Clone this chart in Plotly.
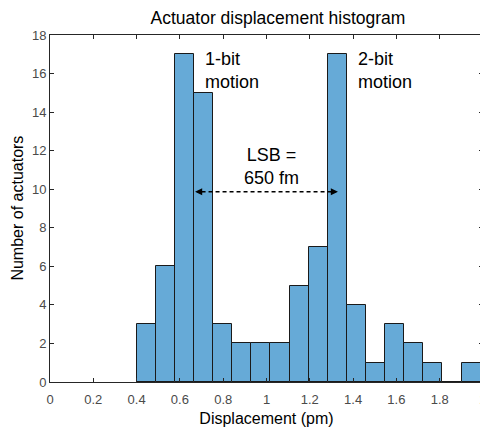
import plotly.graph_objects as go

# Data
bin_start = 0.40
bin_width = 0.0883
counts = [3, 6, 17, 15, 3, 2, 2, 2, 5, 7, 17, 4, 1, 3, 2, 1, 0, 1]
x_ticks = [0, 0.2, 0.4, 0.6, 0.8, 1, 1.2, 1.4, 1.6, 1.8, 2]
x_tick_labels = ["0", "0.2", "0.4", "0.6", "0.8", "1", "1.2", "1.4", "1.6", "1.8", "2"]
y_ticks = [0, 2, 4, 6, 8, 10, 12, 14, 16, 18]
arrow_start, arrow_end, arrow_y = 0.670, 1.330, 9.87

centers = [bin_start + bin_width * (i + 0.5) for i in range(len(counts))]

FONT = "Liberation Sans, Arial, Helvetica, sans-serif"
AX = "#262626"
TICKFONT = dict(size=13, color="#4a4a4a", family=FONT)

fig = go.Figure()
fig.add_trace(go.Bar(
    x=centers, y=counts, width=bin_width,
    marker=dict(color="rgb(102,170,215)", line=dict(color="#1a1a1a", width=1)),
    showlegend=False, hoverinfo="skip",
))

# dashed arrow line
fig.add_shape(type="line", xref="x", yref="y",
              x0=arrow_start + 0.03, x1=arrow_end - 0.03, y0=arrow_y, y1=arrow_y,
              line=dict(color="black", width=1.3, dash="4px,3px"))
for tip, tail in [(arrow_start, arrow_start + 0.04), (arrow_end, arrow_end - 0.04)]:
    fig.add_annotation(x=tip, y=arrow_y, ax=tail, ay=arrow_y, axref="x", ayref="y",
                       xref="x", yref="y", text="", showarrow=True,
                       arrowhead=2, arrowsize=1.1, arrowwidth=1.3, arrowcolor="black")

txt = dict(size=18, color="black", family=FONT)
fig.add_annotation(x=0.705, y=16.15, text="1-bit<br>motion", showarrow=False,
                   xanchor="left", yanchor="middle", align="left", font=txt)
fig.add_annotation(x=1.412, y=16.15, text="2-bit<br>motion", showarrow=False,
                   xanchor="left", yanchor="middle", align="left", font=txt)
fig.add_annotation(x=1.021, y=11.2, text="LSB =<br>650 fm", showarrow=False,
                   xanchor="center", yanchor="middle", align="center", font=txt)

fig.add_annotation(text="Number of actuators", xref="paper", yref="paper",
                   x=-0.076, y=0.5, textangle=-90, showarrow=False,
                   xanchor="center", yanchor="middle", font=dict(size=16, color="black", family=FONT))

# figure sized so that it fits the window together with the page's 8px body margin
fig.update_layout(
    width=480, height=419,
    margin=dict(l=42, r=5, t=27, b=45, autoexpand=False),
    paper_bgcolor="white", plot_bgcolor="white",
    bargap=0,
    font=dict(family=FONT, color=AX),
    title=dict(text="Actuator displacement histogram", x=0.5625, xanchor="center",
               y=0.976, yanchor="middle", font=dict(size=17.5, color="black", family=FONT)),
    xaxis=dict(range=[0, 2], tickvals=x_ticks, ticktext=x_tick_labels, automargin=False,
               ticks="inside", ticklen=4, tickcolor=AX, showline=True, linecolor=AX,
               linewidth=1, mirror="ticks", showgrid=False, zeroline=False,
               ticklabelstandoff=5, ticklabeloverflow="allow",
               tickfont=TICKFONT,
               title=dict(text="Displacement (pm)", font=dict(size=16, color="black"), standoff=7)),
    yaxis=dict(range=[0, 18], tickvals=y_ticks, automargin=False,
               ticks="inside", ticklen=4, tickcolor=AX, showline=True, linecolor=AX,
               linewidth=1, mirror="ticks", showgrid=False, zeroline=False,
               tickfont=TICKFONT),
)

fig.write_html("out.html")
----
▸ GIVEN EXERCISE:
Return only the lines from the start of the data through the line that contains "import plotly.graph_objects as go", please, copying them exactly and omitting all pictures.

▸ COMPLETED TASK:
Clone this chart in Plotly.
import plotly.graph_objects as go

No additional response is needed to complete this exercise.